The Doctrine and Covenants has almost the opposite problem of the Hebrew Canon and the Gospels. We have an absolute embarrassment of riches when it comes to the history of the Church. Ours is a history that is (sometimes–oftentimes?–troublingly) knowable if we make the effort.

Unfortunately almost none of the actual historical context makes it into the book itself (it isn’t even arranged in chronological order!). I don’t believe that this is a problem unique to Mormons, but we certainly are guilty of divorcing our scripture from its context. The process of breaking the text into numbered verses facilitates study in important ways, but it also discourages holistic reading. In the Doctrine and Covenants, this tendency toward atomizing scripture is magnified by the total lack of coherent narrative. The references to the History of the Church in the headings of the D&C are precious little to go from for the lay member.

The lack of context contributes, I think, to a misunderstanding about the relationship between God, the prophet, and the people. Because we have so little recent experience with revelation the way it was practiced in Joseph’s day, we might get the impression that the prophet sits at the head of the Church and relays God’s word to the people. The reality seems to be considerably more complex.

Is our canon really open?

It has been nearly 100 years since the last real revelation was recorded in the D&C. Now, it is perhaps reasonable to assume that the pace of revelation would slow a bit now that the church is fully institutionalized, but the extreme caution modern prophets appear to exercise in publicizing their prophecies seems to be entirely new.

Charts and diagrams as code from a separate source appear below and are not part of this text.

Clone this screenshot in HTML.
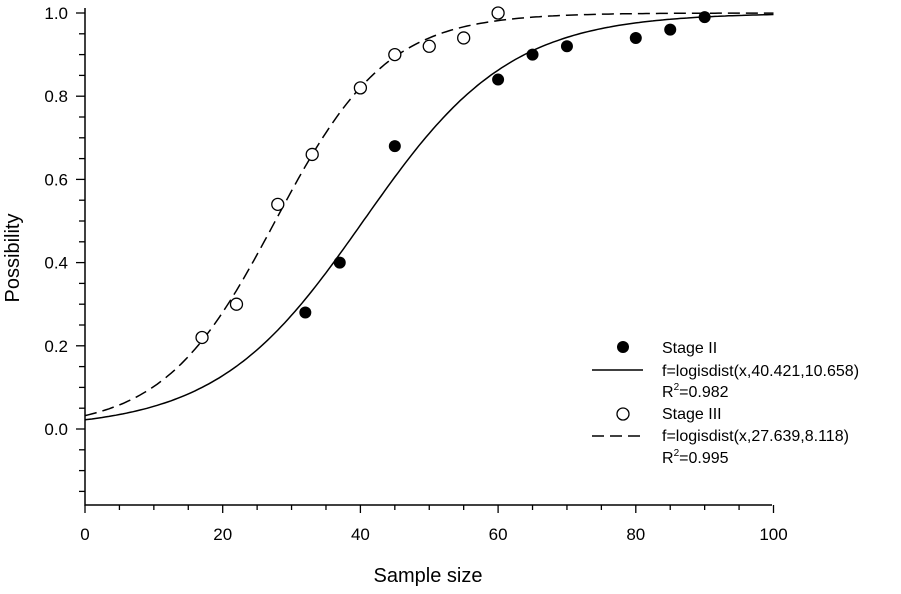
<!DOCTYPE html>
<html><head><meta charset="utf-8"><style>
body{margin:0;background:#fff}
svg text{font-family:"Liberation Sans",Arial,sans-serif;fill:#000}
</style></head><body>
<svg id="c" width="901" height="589"></svg>
<script>
const xTicks=[0,20,40,60,80,100];
const yTicks=[0.0,0.2,0.4,0.6,0.8,1.0];
const s2x=[32,37,45,60,65,70,80,85,90];
const s2y=[0.28,0.40,0.68,0.84,0.90,0.92,0.94,0.96,0.99];
const s3x=[17,22,28,33,40,45,50,55,60];
const s3y=[0.22,0.30,0.54,0.66,0.82,0.90,0.92,0.94,1.00];
const fit2=[40.421,10.658];
const fit3=[27.639,8.118];
const NS="http://www.w3.org/2000/svg",svg=document.getElementById('c');
const X=v=>85+v*6.885, Y=v=>429-v*416;
function el(t,a,p){const e=document.createElementNS(NS,t);for(const k in a)e.setAttribute(k,a[k]);(p||svg).appendChild(e);return e;}
let ax=el('path',{d:`M85 8V505H772`,stroke:'#000','stroke-width':1.5,fill:'none'});


for(let v=0;v<=100;v+=5){let t=el('line',{x1:X(v),x2:X(v),y1:505,y2:v%20?510:513,stroke:'#000','stroke-width':1.3});

}
for(let v=-0.15;v<=1.001;v+=0.05){let t=el('line',{x1:85,x2:Math.abs(Math.round(v*100))%20?79:76,y1:Y(v),y2:Y(v),stroke:'#000','stroke-width':1.3});

}
xTicks.forEach(v=>{let t=el('text',{x:X(v),y:540,'font-size':17,'text-anchor':'middle'});t.textContent=v;

});
yTicks.forEach(v=>{let t=el('text',{x:68,y:Y(v)+6,'font-size':17,'text-anchor':'end'});t.textContent=v.toFixed(1);

});
let xl=el('text',{x:428,y:582,'font-size':20,'text-anchor':'middle'});xl.textContent='Sample size';


let yl=el('text',{x:0,y:0,'font-size':20,'text-anchor':'middle',transform:'translate(19,258) rotate(-90)'});yl.textContent='Possibility';


function curve(p,dash,name){let d='';for(let x=0;x<=100;x+=0.5){const y=1/(1+Math.exp(-(x-p[0])/p[1]));d+=(x?'L':'M')+X(x).toFixed(1)+' '+Y(y).toFixed(1);}
let c=el('path',{d,stroke:'#000','stroke-width':1.5,fill:'none','stroke-dasharray':dash});

}
curve(fit2,'none','stage-ii-fit');curve(fit3,'12,6','stage-iii-fit');
s2x.forEach((x,i)=>{let c=el('circle',{cx:X(x),cy:Y(s2y[i]),r:6,fill:'#000'});

});
s3x.forEach((x,i)=>{let c=el('circle',{cx:X(x),cy:Y(s3y[i]),r:6,fill:'#fff',stroke:'#000','stroke-width':1.3});

});
const g=el('g',{});


el('circle',{cx:623,cy:347,r:6,fill:'#000'},g);
el('line',{x1:592,x2:643,y1:370,y2:370,stroke:'#000','stroke-width':1.5},g);
el('circle',{cx:623,cy:414,r:6,fill:'#fff',stroke:'#000','stroke-width':1.3},g);
el('line',{x1:592,x2:643,y1:436,y2:436,stroke:'#000','stroke-width':1.5,'stroke-dasharray':'12,6'},g);
const rows=[['Stage II',353],['f=logisdist(x,40.421,10.658)',376],[null,397],['Stage III',419],['f=logisdist(x,27.639,8.118)',441],[null,463]];
const r2=['0.982','0.995'];let k=0;
rows.forEach(([t,y])=>{let e=el('text',{x:662,y,'font-size':16},g);
if(t)e.textContent=t;else{e.innerHTML='R<tspan font-size="10" dy="-7">2</tspan><tspan dy="7">='+r2[k++]+'</tspan>';}

});
</script>
</body></html>
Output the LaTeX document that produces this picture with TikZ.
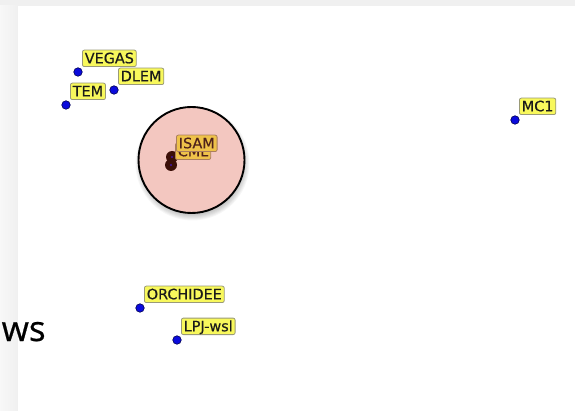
\documentclass[tikz,border=0pt]{standalone}
\usepackage{fontspec}
\newfontfamily\lblfont[FakeBold=0.4]{DejaVu Sans}
\newfontfamily\sidefont[FakeBold=0.6]{Open Sans}
\definecolor{ptblue}{HTML}{0A0ADC}
\definecolor{ptedge}{HTML}{000050}
\definecolor{lblfill}{HTML}{F8F85C}
\definecolor{lbledge}{HTML}{9A9A78}
\definecolor{lbltext}{HTML}{1A1A1A}
\definecolor{regionfill}{HTML}{D7371E}
\definecolor{panelgrey}{HTML}{F0F0F0}
\tikzset{
  pt/.style={circle, fill=ptblue, draw=ptedge, line width=0.6pt, inner sep=0pt, minimum size=8.5pt},
  hotpt/.style={circle, fill=black, inner sep=0pt, minimum size=12pt},
  hotcore/.style={circle, fill=ptblue, inner sep=0pt, minimum size=2.4pt},
  lbl/.style={anchor=south west, fill=lblfill, draw=lbledge, line width=0.8pt,
    rounded corners=2pt, inner xsep=2.4pt, inner ysep=2.3pt,
    text height=10.9pt, text depth=1pt, text=lbltext,
    font=\lblfont\fontsize{14.4}{15}\selectfont}
}
\begin{document}
\begin{tikzpicture}[x=1pt, y=-1pt]
  \useasboundingbox (0,0) rectangle (575,411);
  % window frame and white drawing panel
  \fill[panelgrey] (0,0) rectangle (575,411);
  \shade[left color=panelgrey!50!white, right color=panelgrey] (0,6) rectangle (18,411);
  \fill[white] (18,6) rectangle (575,411);

  % soft shadow under the highlighted region (stacked translucent discs), then a clean white disc
  \foreach \r in {50,51,...,57}
    \fill[black, opacity=0.035] (192.5,163.5) circle[radius=\r];
  \fill[white] (191.5,160) circle[radius=53];

  % model points
  \node[pt] (vegas) at (78,72) {};
  \node[pt] (dlem) at (114,90) {};
  \node[pt] (tem) at (66,105) {};
  \node[pt] (mc1) at (515,120) {};
  \node[pt] (orchidee) at (140,308) {};
  \node[pt] (lpj) at (177,340) {};

  \node[lbl] (vegasl) at ([shift={(4,-5)}]vegas.center) {VEGAS};
  \node[lbl] (dleml) at ([shift={(4,-5)}]dlem.center) {DLEM};
  \node[lbl] (teml) at ([shift={(4,-5)}]tem.center) {TEM};
  \node[lbl] (mc1l) at ([shift={(4,-5)}]mc1.center) {MC1};
  \node[lbl] (orchideel) at ([shift={(4,-5)}]orchidee.center) {ORCHIDEE};
  \node[lbl] (lpjl) at ([shift={(4,-5)}]lpj.center) {LPJ-wsl};

  % selected points inside the region
  \node[hotpt] (cml) at (171,165) {};
  \node[hotpt] (isam) at (172,157) {};
  \node[hotcore] at (cml.center) {};
  \node[hotcore] at (isam.center) {};
  \node[lbl] (cmll) at ([shift={(4,-5)}]cml.center) {CML};
  \node[lbl] (isaml) at ([shift={(4,-5)}]isam.center) {ISAM};

  % translucent selection region drawn over its contents
  \fill[regionfill, fill opacity=0.28] (191.5,160) circle[radius=53];
  \draw[black, line width=1.9pt] (191.5,160) circle[radius=53];

  % clipped caption at the left edge
  \node[anchor=base west, inner sep=0pt, font=\sidefont\fontsize{35}{37}\selectfont] (ws) at (1.5,341) {ws};
\end{tikzpicture}
\end{document}
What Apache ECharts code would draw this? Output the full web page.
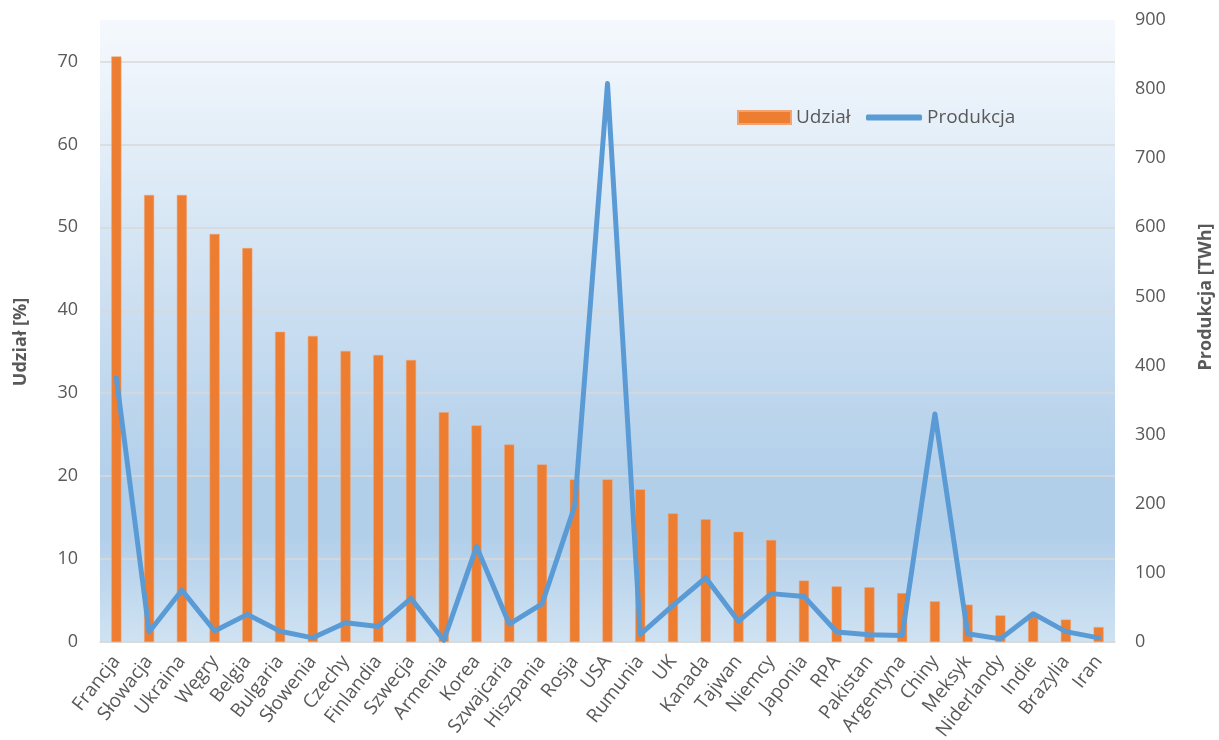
<!DOCTYPE html>
<html>
<head>
<meta charset="utf-8">
<script src="https://cdn.jsdelivr.net/npm/echarts@6/dist/echarts.min.js"></script>
<style>
  html, body { margin: 0; padding: 0; background: #ffffff; }
  #chart { width: 1219px; height: 740px; }
</style>
</head>
<body>
<div id="chart"></div>
<script>
// Kraje uporządkowane według udziału energii jądrowej
const countries = ['Francja', 'Słowacja', 'Ukraina', 'Węgry', 'Belgia', 'Bulgaria', 'Słowenia', 'Czechy',
  'Finlandia', 'Szwecja', 'Armenia', 'Korea', 'Szwajcaria', 'Hiszpania', 'Rosja', 'USA', 'Rumunia', 'UK',
  'Kanada', 'Tajwan', 'Niemcy', 'Japonia', 'RPA', 'Pakistan', 'Argentyna', 'Chiny', 'Meksyk', 'Niderlandy',
  'Indie', 'Brazylia', 'Iran'];

// Udział energii jądrowej w produkcji energii elektrycznej [%]
const shareValues = [70.6, 53.9, 53.9, 49.2, 47.5, 37.4, 36.9, 35.1, 34.6, 34.0, 27.7, 26.1, 23.8, 21.4,
  19.6, 19.6, 18.4, 15.5, 14.8, 13.3, 12.3, 7.4, 6.7, 6.6, 5.9, 4.9, 4.5, 3.2, 3.4, 2.7, 1.8];

// Produkcja energii elektrycznej w elektrowniach jądrowych [TWh]
const productionValues = [382, 14.5, 75, 16, 40, 15.5, 6, 28, 22.5, 63, 2.5, 138, 26, 55, 197, 808, 11,
  53, 93, 30, 70, 66, 14.5, 10.5, 9.5, 330, 12, 4.5, 41, 15, 6];

const seriesNames = ['Udział', 'Produkcja'];
const axisNames = ['Udział [%]', 'Produkcja [TWh]'];

const FONT = '"Open Sans", Lato, sans-serif';
const TEXT = '#595959';
const ORANGE = '#ED7D31';
const BLUE = '#5B9BD5';

const chart = echarts.init(document.getElementById('chart'), null, { renderer: 'canvas' });

const legendText = { fontSize: 19, color: TEXT, fontFamily: FONT };

chart.setOption({
  animation: false,
  textStyle: { fontFamily: FONT },
  legend: [
    {
      left: 737,
      top: 108,
      padding: 0,
      itemWidth: 53,
      itemHeight: 13,
      icon: 'rect',
      textStyle: legendText,
      data: [seriesNames[0]]
    },
    {
      left: 866,
      top: 108,
      padding: 0,
      itemWidth: 56,
      itemHeight: 6,
      icon: 'roundRect',
      itemStyle: { color: BLUE },
      textStyle: legendText,
      data: [seriesNames[1]]
    }
  ],
  grid: {
    left: 100,
    right: 104,
    top: 20,
    bottom: 98,
    outerBoundsMode: 'none',
    show: true,
    borderWidth: 0,
    backgroundColor: new echarts.graphic.LinearGradient(0, 0, 0, 1, [
      { offset: 0, color: '#f5f9fd' },
      { offset: 0.74, color: '#b2cfea' },
      { offset: 0.83, color: '#b2cfea' },
      { offset: 1, color: '#cfe2f2' }
    ])
  },
  xAxis: {
    type: 'category',
    data: countries,
    axisLine: { show: true, lineStyle: { color: '#d9d9d9', width: 1.5 } },
    axisTick: { show: false },
    axisLabel: {
      rotate: 52,
      interval: 0,
      margin: 16,
      fontSize: 19,
      color: TEXT,
      fontFamily: FONT
    }
  },
  yAxis: [
    {
      type: 'value',
      min: 0,
      max: 75,
      interval: 10,
      name: axisNames[0],
      nameLocation: 'middle',
      nameGap: 70,
      nameTextStyle: { fontSize: 18, fontWeight: 'bold', color: TEXT, fontFamily: FONT, padding: [0, 0, 0, -22] },
      axisLine: { show: false },
      axisTick: { show: false },
      axisLabel: { fontSize: 18, color: TEXT, margin: 22, showMaxLabel: false, fontFamily: FONT },
      splitLine: { show: true, showMaxLine: false, lineStyle: { color: '#d9d9d9', width: 1.5 } }
    },
    {
      type: 'value',
      min: 0,
      max: 900,
      interval: 100,
      name: axisNames[1],
      nameLocation: 'middle',
      nameGap: 82,
      nameTextStyle: { fontSize: 18, fontWeight: 'bold', color: TEXT, fontFamily: FONT, padding: [0, 0, 0, 68] },
      axisLine: { show: false },
      axisTick: { show: false },
      axisLabel: { fontSize: 18, color: TEXT, margin: 20, fontFamily: FONT },
      splitLine: { show: false }
    }
  ],
  series: [
    {
      name: seriesNames[0],
      type: 'bar',
      yAxisIndex: 0,
      data: shareValues,
      barWidth: 10,
      itemStyle: { color: ORANGE, borderColor: '#F3A36F', borderWidth: 0.5 }
    },
    {
      name: seriesNames[1],
      type: 'line',
      yAxisIndex: 1,
      data: productionValues,
      symbol: 'none',
      lineStyle: { color: BLUE, width: 5, cap: 'round', join: 'round' },
      itemStyle: { color: BLUE },
      z: 3
    }
  ]
});
</script>
</body>
</html>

Take Official Declaration 2. It is essentially a press release  announcing that a revelation had been received. There is no “Thus saith the Lord” or similar language revealing the ‘mind and will’ of God concerning the matter. The closest it comes is the concluding paragraph which notes,

We declare with soberness that the Lord has now made known his will for the blessing of all his children throughout the earth who will hearken to the voice of his authorized servants, and prepare themselves to receive every blessing of the gospel.

But we are left to speculate as to what precisely the will of God in this matter is (especially concerning the rightness or wrongness of the ban in the first place). Our contemporary prophets seem to have delegated their prophetic responsibility to the PR department of the Church.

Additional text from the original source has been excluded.